# SHORT TASK
Scan the listing below. Report each line that includes "this".

# DATASET RECORDS
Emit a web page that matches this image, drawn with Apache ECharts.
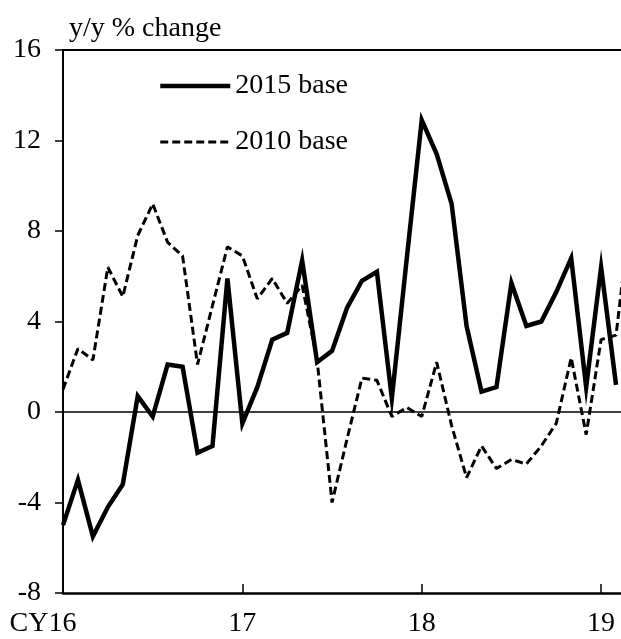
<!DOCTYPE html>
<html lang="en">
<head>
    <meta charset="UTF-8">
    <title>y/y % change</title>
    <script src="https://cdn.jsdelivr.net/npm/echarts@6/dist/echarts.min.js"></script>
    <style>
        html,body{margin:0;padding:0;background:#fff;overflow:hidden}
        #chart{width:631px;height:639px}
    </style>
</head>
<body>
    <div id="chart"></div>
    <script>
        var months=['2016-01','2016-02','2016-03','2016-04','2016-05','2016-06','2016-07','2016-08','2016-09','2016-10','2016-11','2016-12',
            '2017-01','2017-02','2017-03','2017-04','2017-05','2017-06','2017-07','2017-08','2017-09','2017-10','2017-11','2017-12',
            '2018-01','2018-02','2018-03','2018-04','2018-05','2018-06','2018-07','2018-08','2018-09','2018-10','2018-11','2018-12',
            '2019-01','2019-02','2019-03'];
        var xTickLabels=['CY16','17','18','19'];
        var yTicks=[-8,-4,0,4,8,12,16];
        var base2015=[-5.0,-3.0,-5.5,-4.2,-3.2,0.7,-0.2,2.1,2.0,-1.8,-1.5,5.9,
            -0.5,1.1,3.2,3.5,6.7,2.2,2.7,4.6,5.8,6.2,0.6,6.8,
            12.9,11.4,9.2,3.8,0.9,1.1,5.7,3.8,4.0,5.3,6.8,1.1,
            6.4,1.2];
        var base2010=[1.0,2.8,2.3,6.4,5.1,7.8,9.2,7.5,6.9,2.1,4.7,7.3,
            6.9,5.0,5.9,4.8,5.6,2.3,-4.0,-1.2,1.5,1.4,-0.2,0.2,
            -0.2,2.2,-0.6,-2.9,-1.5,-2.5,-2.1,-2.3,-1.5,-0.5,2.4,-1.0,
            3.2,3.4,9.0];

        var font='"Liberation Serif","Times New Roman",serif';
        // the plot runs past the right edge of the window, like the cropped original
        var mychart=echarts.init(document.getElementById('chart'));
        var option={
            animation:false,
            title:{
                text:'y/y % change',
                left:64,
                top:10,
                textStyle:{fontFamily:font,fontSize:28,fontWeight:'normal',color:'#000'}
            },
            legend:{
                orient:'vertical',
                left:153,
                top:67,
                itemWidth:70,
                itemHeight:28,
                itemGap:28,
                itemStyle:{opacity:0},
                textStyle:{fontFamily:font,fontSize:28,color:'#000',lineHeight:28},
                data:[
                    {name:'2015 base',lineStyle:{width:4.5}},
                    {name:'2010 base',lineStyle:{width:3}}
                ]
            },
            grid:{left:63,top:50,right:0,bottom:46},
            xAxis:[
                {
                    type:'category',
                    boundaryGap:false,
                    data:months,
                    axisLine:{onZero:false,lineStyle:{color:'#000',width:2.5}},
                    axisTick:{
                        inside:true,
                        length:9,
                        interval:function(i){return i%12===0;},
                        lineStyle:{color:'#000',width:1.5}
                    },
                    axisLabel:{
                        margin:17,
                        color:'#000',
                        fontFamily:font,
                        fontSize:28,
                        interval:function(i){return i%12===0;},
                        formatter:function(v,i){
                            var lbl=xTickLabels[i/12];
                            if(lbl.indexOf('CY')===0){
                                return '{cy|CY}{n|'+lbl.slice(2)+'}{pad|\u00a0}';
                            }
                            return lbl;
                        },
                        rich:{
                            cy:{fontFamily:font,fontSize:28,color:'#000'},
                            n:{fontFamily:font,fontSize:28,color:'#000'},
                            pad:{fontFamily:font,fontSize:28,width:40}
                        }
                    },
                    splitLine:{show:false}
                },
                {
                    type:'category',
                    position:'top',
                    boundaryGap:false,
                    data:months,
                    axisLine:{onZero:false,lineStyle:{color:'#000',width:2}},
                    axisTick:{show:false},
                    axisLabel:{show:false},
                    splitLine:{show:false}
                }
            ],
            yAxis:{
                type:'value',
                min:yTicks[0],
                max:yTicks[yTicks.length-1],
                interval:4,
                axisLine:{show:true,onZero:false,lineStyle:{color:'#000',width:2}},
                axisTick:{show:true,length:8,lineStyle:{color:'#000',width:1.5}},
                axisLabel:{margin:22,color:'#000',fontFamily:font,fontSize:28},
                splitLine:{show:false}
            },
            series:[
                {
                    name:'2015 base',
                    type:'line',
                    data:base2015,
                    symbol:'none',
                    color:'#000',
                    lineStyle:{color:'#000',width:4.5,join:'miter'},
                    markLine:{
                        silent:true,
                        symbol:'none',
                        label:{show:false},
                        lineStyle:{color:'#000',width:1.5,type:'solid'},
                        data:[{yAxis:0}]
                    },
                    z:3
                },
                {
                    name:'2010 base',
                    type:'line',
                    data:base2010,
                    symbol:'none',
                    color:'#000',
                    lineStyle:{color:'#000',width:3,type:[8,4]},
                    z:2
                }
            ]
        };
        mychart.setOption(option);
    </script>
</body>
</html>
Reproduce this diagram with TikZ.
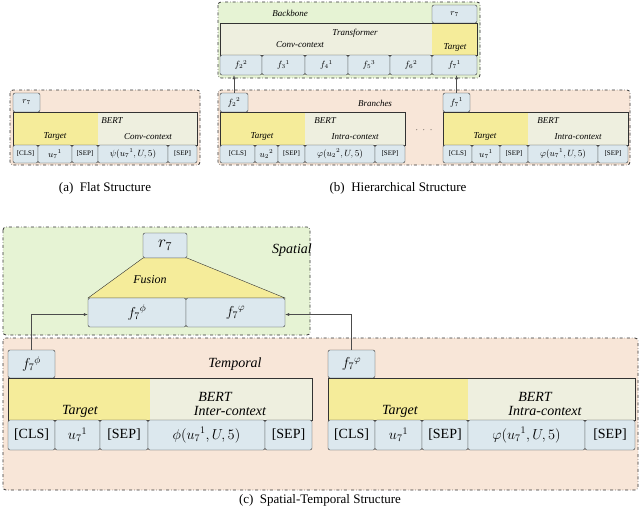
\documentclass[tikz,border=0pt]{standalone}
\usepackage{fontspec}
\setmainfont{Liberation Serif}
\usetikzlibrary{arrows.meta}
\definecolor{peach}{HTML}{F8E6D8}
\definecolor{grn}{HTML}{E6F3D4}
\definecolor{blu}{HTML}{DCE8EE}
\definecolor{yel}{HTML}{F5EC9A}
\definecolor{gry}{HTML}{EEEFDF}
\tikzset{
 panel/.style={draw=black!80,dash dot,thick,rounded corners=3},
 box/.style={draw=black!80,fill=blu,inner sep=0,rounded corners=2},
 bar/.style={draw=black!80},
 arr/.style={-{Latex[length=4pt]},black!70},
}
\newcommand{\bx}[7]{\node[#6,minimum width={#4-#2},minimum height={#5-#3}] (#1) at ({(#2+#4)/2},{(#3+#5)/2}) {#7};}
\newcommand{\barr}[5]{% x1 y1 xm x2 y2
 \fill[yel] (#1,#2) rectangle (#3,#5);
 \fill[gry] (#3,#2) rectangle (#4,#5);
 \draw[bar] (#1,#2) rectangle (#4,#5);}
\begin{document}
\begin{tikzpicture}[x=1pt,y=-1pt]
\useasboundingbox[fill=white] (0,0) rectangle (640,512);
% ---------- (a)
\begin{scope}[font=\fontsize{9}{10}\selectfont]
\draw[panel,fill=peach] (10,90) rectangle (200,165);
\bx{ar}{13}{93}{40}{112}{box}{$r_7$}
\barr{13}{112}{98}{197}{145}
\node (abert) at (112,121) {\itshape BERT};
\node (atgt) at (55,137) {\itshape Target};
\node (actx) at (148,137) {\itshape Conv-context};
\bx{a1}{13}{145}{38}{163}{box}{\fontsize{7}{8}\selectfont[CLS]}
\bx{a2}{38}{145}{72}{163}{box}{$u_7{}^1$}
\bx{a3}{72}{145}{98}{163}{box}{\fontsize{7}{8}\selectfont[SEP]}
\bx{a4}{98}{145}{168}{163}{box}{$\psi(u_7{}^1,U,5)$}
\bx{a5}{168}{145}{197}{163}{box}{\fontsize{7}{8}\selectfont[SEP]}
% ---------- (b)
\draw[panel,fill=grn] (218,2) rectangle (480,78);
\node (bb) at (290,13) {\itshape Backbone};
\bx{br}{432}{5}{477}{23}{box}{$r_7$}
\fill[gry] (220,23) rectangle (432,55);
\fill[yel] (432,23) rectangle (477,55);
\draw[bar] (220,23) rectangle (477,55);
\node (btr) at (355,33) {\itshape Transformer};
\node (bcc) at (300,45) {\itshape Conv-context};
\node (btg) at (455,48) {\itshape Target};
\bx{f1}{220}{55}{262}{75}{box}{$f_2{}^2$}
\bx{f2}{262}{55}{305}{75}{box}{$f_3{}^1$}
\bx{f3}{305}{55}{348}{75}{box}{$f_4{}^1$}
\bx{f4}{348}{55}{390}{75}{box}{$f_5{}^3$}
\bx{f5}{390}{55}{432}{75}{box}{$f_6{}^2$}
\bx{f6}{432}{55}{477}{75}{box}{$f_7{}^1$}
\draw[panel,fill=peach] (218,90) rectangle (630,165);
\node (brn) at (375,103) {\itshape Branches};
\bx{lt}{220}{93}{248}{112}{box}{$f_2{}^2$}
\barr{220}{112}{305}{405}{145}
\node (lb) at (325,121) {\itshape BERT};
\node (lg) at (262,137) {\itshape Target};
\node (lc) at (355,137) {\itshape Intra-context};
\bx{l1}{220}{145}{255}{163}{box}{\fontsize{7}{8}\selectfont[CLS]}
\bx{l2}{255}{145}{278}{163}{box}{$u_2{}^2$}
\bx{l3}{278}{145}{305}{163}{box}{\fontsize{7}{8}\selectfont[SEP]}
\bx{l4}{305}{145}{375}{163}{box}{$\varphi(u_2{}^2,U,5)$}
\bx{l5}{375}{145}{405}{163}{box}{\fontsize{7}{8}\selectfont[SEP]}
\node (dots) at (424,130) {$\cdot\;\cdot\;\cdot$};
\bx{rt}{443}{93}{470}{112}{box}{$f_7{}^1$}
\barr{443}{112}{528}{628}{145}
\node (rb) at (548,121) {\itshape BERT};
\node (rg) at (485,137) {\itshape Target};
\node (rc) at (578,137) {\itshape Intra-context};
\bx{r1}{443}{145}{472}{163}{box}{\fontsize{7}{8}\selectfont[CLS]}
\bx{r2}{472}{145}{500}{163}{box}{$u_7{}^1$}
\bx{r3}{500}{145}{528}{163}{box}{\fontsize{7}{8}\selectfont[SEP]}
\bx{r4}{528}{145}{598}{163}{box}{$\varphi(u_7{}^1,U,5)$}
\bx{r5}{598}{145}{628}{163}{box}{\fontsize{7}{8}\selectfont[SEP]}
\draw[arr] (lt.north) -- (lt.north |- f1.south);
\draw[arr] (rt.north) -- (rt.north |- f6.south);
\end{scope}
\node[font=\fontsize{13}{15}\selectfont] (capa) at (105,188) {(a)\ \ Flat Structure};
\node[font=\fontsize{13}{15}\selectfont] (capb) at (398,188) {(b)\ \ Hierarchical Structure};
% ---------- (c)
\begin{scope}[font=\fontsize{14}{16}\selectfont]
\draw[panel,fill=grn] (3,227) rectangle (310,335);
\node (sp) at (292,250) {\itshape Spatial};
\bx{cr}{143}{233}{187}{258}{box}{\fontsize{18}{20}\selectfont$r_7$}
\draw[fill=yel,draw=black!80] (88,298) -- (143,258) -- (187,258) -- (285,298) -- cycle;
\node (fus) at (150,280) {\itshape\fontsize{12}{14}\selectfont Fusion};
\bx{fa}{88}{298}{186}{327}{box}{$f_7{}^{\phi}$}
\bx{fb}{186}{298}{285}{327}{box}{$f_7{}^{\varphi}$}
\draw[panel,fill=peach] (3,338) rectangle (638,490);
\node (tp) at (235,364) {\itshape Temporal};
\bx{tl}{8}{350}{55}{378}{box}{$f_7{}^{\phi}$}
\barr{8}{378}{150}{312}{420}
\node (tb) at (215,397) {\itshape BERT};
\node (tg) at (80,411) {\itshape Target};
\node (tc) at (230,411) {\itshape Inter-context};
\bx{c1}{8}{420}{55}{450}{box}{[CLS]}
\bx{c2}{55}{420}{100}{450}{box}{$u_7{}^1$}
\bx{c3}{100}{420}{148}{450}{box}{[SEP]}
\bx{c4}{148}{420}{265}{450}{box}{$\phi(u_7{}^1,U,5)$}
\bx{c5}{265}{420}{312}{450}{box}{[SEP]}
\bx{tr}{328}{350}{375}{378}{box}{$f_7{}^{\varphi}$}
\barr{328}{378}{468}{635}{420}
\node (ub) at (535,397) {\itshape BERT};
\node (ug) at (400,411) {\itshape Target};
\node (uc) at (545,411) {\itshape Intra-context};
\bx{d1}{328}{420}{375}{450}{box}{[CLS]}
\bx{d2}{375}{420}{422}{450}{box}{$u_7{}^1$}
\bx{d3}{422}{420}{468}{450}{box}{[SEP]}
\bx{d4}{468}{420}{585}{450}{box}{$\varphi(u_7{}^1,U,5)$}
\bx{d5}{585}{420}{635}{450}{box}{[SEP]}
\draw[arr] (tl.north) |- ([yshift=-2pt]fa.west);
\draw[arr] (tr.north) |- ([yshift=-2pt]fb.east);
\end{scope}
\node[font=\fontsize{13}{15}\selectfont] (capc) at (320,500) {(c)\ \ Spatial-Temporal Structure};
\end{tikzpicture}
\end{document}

# COMPLETED TASK
Emit a web page that matches this image, drawn with Apache ECharts.
Reproduce this diagram with TikZ.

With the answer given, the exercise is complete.